Studies show that while first-time caffeine use can cause a slight increase in blood pressure (similar to that experienced when walking up stairs), the changes are minimal and disappear with regular use.

It has also been found that only boiled, unfiltered coffee, such as that taken in some Scandinavian countries, elevates cholesterol. It seems the oils in the coffee that are not filtered out are responsible for this effect, not the coffee or caffeine. Consumption of caffeine-containing beverages does not typically affect cholesterol levels.

MYTH: Caffeine causes cancer.

FACT: Substantial scientific evidence demonstrates that caffeine is not a risk factor for cancer. A number of human epidemiological studies have examined the risk of developing cancer at different locations in the body. Two studies of large numbers of people in Norway and Hawaii found no relationship between regular coffee consumption and cancer risk. Two projects conducted on caffeine - one in Japan and the other in Germany - demonstrated no link between caffeine consumption and the incidence of tumours in test animals. This confirms the position of the American Cancer Society, that states, "Available information does not suggest a recommendation against the moderate use of coffee. There is no indication that caffeine, a natural component of both coffee and tea, is a risk factor in human cancer."

MYTH: Caffeine adversely affects the health of children.

FACT: Children generally consume much less caffeine than adults do, since soft drinks and tea are their primary sources of caffeine.
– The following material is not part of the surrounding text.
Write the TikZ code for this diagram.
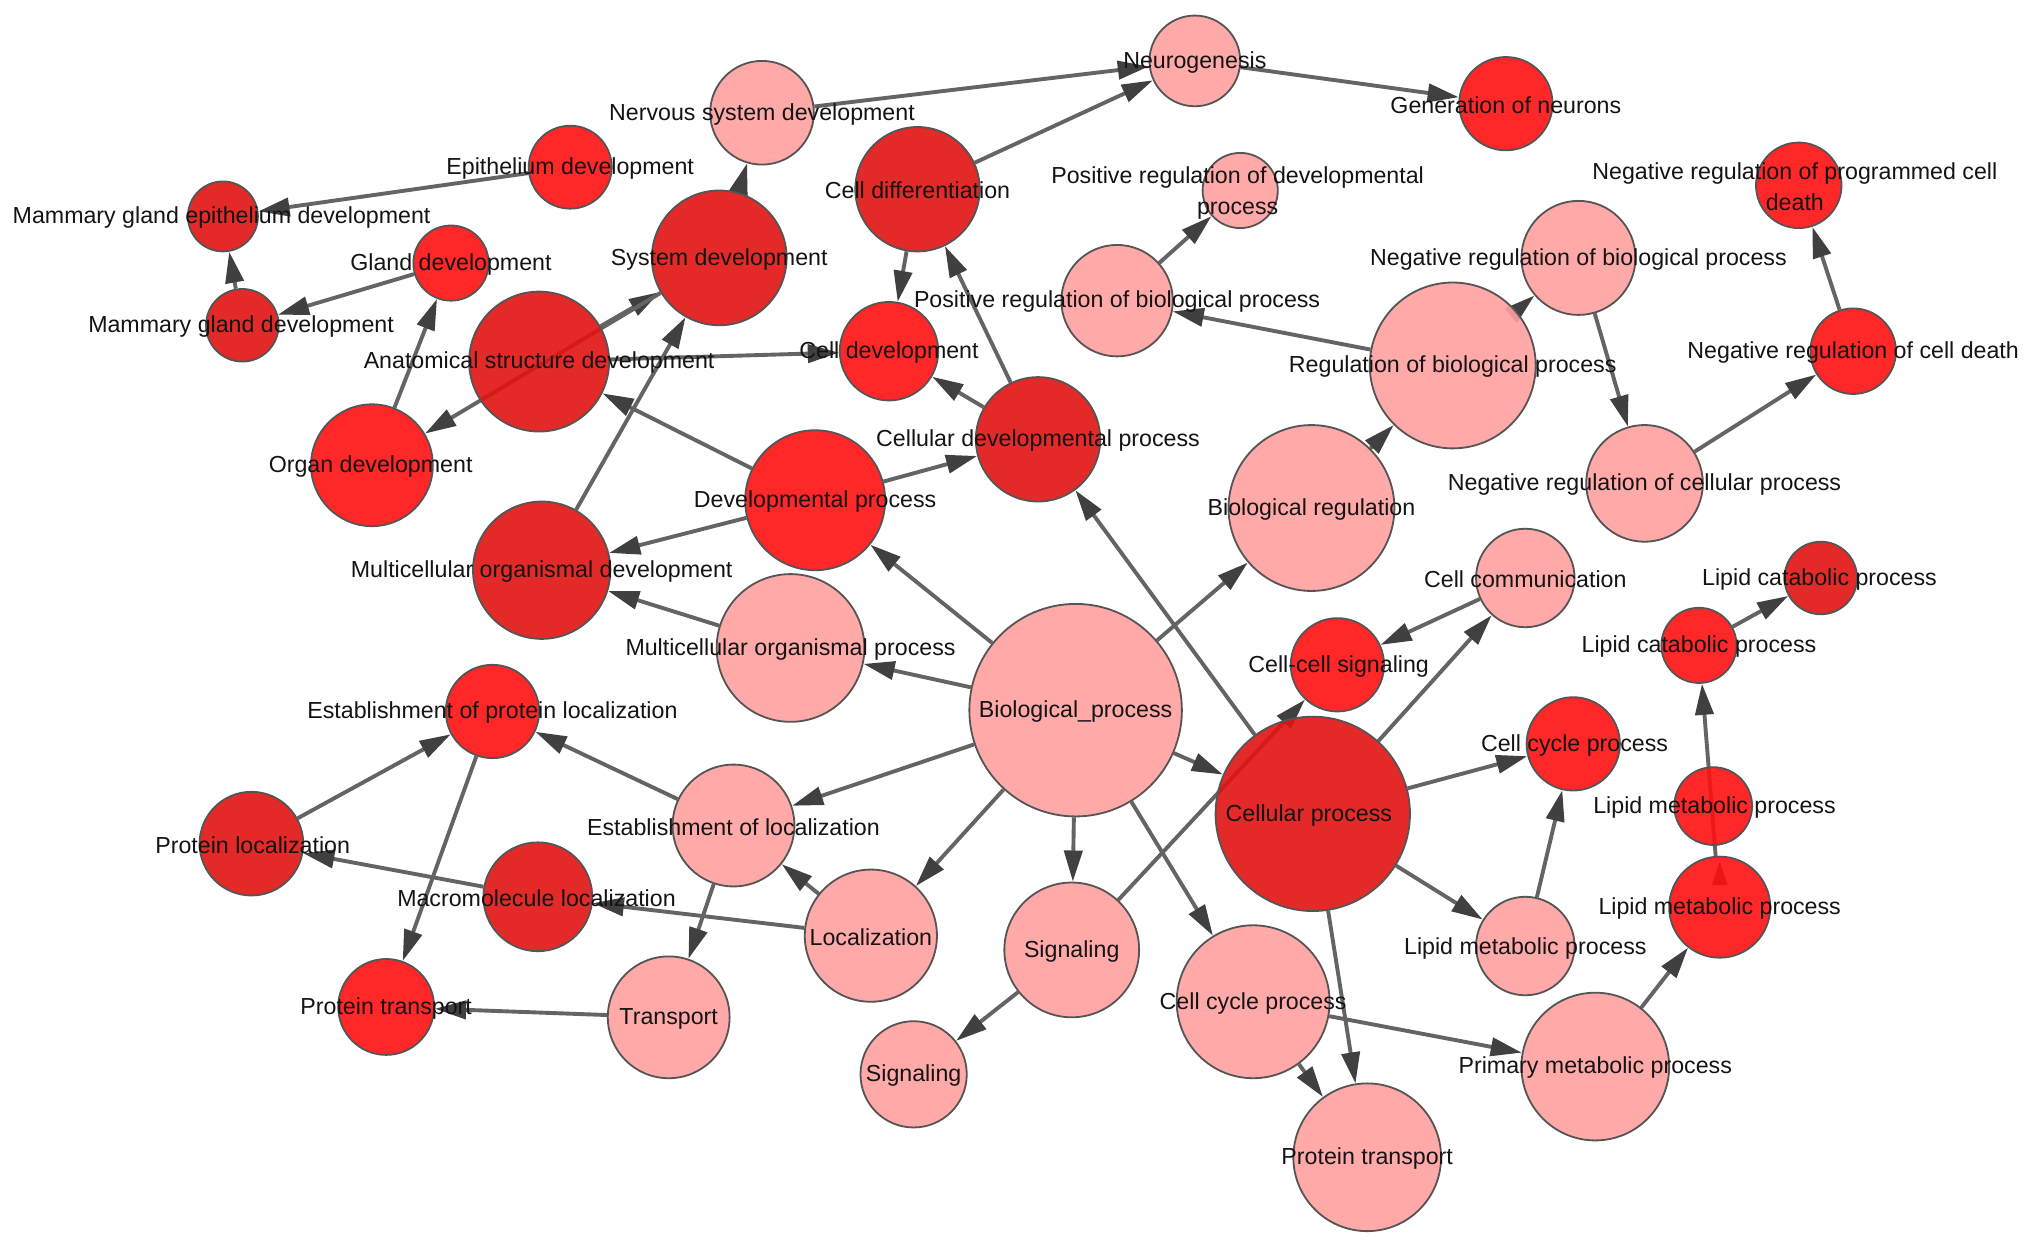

Children generally have the same ability to process caffeine as adults. Studies have shown that foods and drinks containing caffeine, when taken in moderate amounts, have no detectable effects on activity levels or attention spans in children.

MYTH: Caffeine has no health benefits.

FACT: Recent research has found some surprising health benefits associated with caffeine consumption. Many caffeine-containing beverages, most notably tea and more recently coffee, have been found to contain antioxidants. Antioxidants may have health benefits in terms of heart health and cancer prevention.

Caffeine is well recognised as increasing both alertness levels and attention spans. A cup of coffee or tea is often recommended to counter sleepiness, especially for those driving long distances and many people resort to an afternoon "cuppa" to get back on top of their workload.

Recent reports suggest that caffeine may be useful in treating allergic reactions due to its ability to reduce the concentration of histamines, the typical body response to an allergy-causing substance. More research is needed in this area before conclusions can be drawn. Caffeine has long been known to help many people suffering from asthma.

There is also evidence to suggest that caffeine may reduce the risk of kidney stones.